Françoise smiled, latching the baby onto her breast.
I laughed. ‘Of course she is. They are all God’s loveliest children, and I hope you will let me teach her to read and write too, like Emile. Remember what Maman said — it is equally as important for a girl to know the literacy skills.’
‘You shall teach them the letters,’ Grégoire said. ‘And I’ll tell them the stories — every one of their grandfather’s legends.’
‘Oh yes, uncle Grégoire, tell us another story,’ Madeleine said. ‘Please, Maman let me stay here while you get water.’
‘All right,’ I said, ‘but I won’t be long.’
I held a twin’s hand in each of mine as we continued on, to the river. The Vionne was running high and proud with the spring thaw. Scores of daises and poppies dotted the slope, the breeze randomly orchestrating their faces, and trees, pregnant with buds, bristled with birdsong.
The sun warming my face, I knelt beside the mill that turned the grain into wheat and rye flour and watched Blandine and Gustave play. I smiled at their squeals of glee as they
plucked daisies and tumbled about on the fresh grass.
Once I filled my copper cistern with water, I put it aside, cupped my hands and drank the clear water, the same emerald green of the jewels in the house of Saint-Germain; the colour of my eyes, so Léon had once claimed.
Such a long time since he’d called me Mademoiselle aux yeux de la rivière, it might only exist in my imagination.
I tilted my face to the sky, a blue so sharp it almost hurt my eyes. I inhaled the scent of willows, spiced primroses and the fruity odour of fresh grass. Nature’s perfumes filled the void a little, but no matter how deeply I breathed, my chest remained tight as a drum, as if the air couldn’t get in properly.
I began plucking the young dandelion greens with which I would make soup for our evening supper, our single daily meal since the disastrous winter. The hunger a permanent ache in my stomach — or perhaps it was this desperate sadness — I tried not to think of food as I watched the twins frolicking like new lambs.
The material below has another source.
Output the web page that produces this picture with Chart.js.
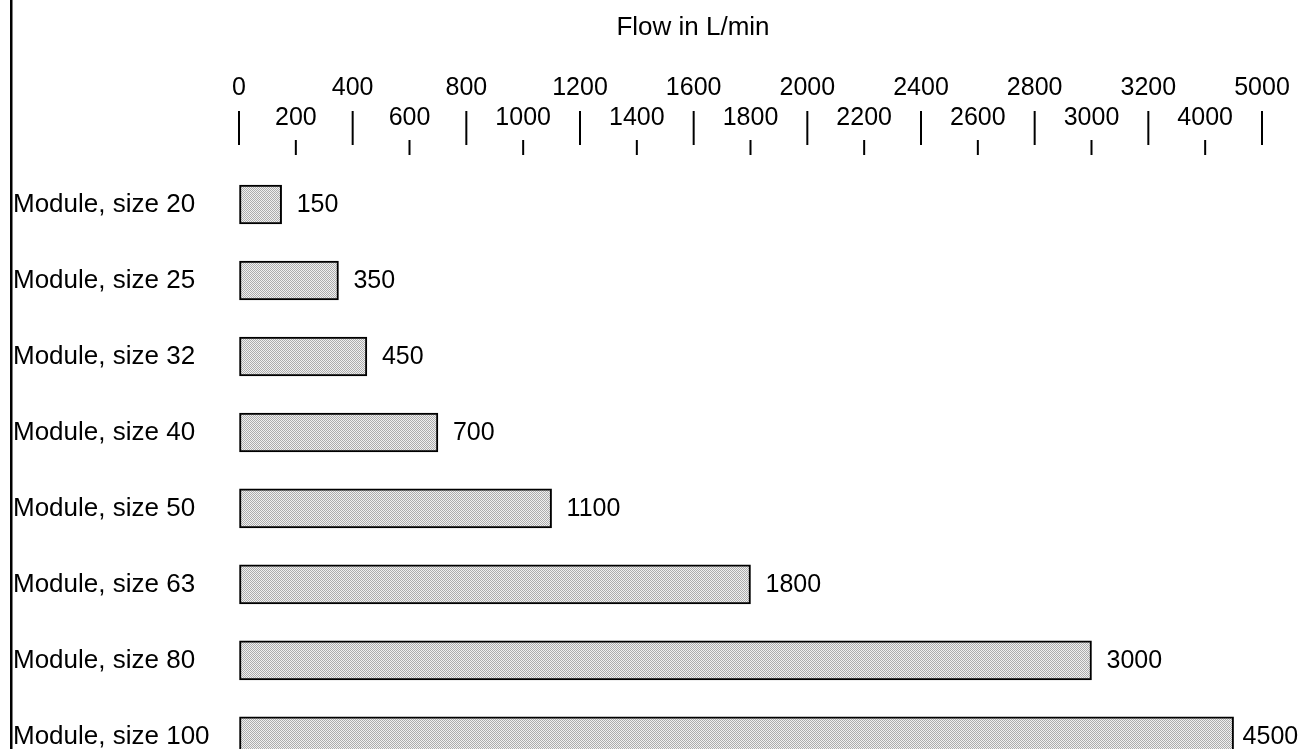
<!DOCTYPE html>
<html>
<head>
<meta charset="utf-8">
<script src="https://cdn.jsdelivr.net/npm/chart.js@4/dist/chart.umd.min.js"></script>
<style>
  html, body { margin: 0; padding: 0; background: #fff; overflow: hidden; }
  #wrap { position: relative; width: 1308px; height: 790px; }
</style>
</head>
<body>
<div id="wrap"><canvas id="myChart"></canvas></div>
<script>
// data
const categories = ['Module, size 20', 'Module, size 25', 'Module, size 32', 'Module, size 40',
  'Module, size 50', 'Module, size 63', 'Module, size 80', 'Module, size 100'];
const flow = [150, 350, 450, 700, 1100, 1800, 3000, 4500];
// axis ticks are evenly spaced but the values jump after 3200
const tickValues = [0, 200, 400, 600, 800, 1000, 1200, 1400, 1600, 1800, 2000,
  2200, 2400, 2600, 2800, 3000, 3200, 4000, 5000];
const tickLabels = tickValues.map(v => String(v));
const axisTitle = 'Flow in L/min';

const FONT = "'Liberation Sans', Arial, Helvetica, sans-serif";

// linear scale that is linear between each pair of ticks
class StepScale extends Chart.LinearScale {
  determineDataLimits() {
    this.min = tickValues[0];
    this.max = tickValues[tickValues.length - 1];
  }
  buildTicks() {
    return tickValues.map(v => ({ value: v }));
  }
  getPixelForValue(value) {
    const n = tickValues.length - 1;
    let i = 0;
    while (i < n - 1 && value > tickValues[i + 1]) i++;
    const t = (i + (value - tickValues[i]) / (tickValues[i + 1] - tickValues[i])) / n;
    return this.getPixelForDecimal(t);
  }
  getValueForPixel(pixel) {
    const n = tickValues.length - 1;
    const d = this.getDecimalForPixel(pixel) * n;
    const i = Math.max(0, Math.min(n - 1, Math.floor(d)));
    return tickValues[i] + (d - i) * (tickValues[i + 1] - tickValues[i]);
  }
}
StepScale.id = 'stepLinear';
StepScale.defaults = Chart.LinearScale.defaults;
Chart.register(StepScale);

// dithered grey fill like the print
const pat = document.createElement('canvas');
pat.width = 2; pat.height = 2;
const pctx = pat.getContext('2d');
pctx.fillStyle = '#f0f0f0'; pctx.fillRect(0, 0, 2, 2);
pctx.fillStyle = '#acacac'; pctx.fillRect(0, 0, 1, 1); pctx.fillRect(1, 1, 1, 1);
const barFill = pctx.createPattern(pat, 'repeat');

const decorations = {
  id: 'decorations',
  afterDraw(chart) {
    const ctx = chart.ctx;
    const x = chart.scales.x;
    ctx.save();
    // left rule
    ctx.fillStyle = '#000';
    ctx.fillRect(10, 0, 2.5, chart.height);
    // title
    ctx.font = '26px ' + FONT;
    ctx.textAlign = 'center';
    ctx.textBaseline = 'middle';
    ctx.fillText(axisTitle, 693, 28);
    // tick marks, long for the upper row, short for the lower row
    ctx.strokeStyle = '#000';
    ctx.lineWidth = 2;
    x.ticks.forEach((t, i) => {
      const px = x.getPixelForTick(i);
      ctx.beginPath();
      if (i % 2 === 0) {
        ctx.moveTo(px, 111); ctx.lineTo(px, 145);
      } else {
        ctx.moveTo(px, 140); ctx.lineTo(px, 155);
      }
      ctx.stroke();
    });
    ctx.restore();
  },
  afterDatasetsDraw(chart) {
    const ctx = chart.ctx;
    const meta = chart.getDatasetMeta(0);
    ctx.save();
    ctx.fillStyle = '#000';
    ctx.font = '25px ' + FONT;
    ctx.textAlign = 'left';
    ctx.textBaseline = 'middle';
    meta.data.forEach((bar, i) => {
      // the last label sits tighter to its bar in the print
      const gap = i === flow.length - 1 ? 9 : 15;
      ctx.fillText(String(flow[i]), bar.x + gap, bar.y + 1);
    });
    ctx.restore();
  }
};

const ctx = document.getElementById('myChart');
const myChart = new Chart(ctx, {
  type: 'bar',
  data: {
    labels: categories,
    datasets: [
      {
        label: 'Flow',
        data: flow,
        backgroundColor: barFill,
        borderColor: '#000',
        borderWidth: 2,
        borderSkipped: false,
        barThickness: 39
      }
    ]
  },
  options: {
    indexAxis: 'y',
    responsive: true,
    maintainAspectRatio: false,
    animation: false,
    layout: { padding: { left: 13, top: 0, right: 46, bottom: 15.5 } },
    plugins: {
      legend: { display: false },
      tooltip: { enabled: false }
    },
    scales: {
      x: {
        type: 'stepLinear',
        position: 'top',
        // invisible tick marks only push the labels up; visible ones come from the plugin
        grid: { display: true, drawOnChartArea: false, drawTicks: true, tickLength: 33, color: 'rgba(0,0,0,0)' },
        border: { display: false },
        ticks: {
          autoSkip: false,
          maxRotation: 0,
          padding: 0,
          color: '#000',
          font: { family: FONT, size: 25, lineHeight: 1.2 },
          callback: (value, index) => index % 2 === 0 ? [tickLabels[index], ''] : ['', tickLabels[index]]
        },
        afterFit: (scale) => { scale.height = 166.5; }
      },
      y: {
        grid: { display: false, drawTicks: false },
        border: { display: false },
        ticks: {
          crossAlign: 'far',
          padding: 0,
          color: '#000',
          font: { family: FONT, size: 26 }
        },
        afterFit: (scale) => { scale.width = 226; }
      }
    }
  },
  plugins: [decorations]
});
</script>
</body>
</html>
‘Stay away from the edge,’ I warned.
Trapped in the updraught of the breeze, my voice trembled like a frightened heartbeat as I recalled the recent rumours of desperate land-workers casting their young into the river like unwanted kittens — mouths they could ill-afford to feed.
My basket full of dandelions, I sat for a moment, the young grass caressing my bare feet. My cheeks felt flushed from the day’s sun, Armand’s earthy smell tickled my nostrils and my skin prickled, as I imagined my husband come to sit by my side.
‘The fatigue beats me like some relentless whip, Armand,’ I said. ‘I fear I can’t go on. There are no eggs for the market, no vegetables. I don’t know what will become of the children and the farm.’
I’d not brought my cloak, but its weight pressed on me as if it were slung across my shoulders. Shadows crossed and darkened my mind, my eyes ached with the sunlight, the lids hanging so heavy I had to fight to stop them closing. I felt an urgent need to keep them open, or Armand might leave me again.
A twittering bird startled me. I must have closed my eyes, perhaps even dozed. Surely it could have only been for a moment. At first I wondered about the silence, then I realised the twins were no longer beside me.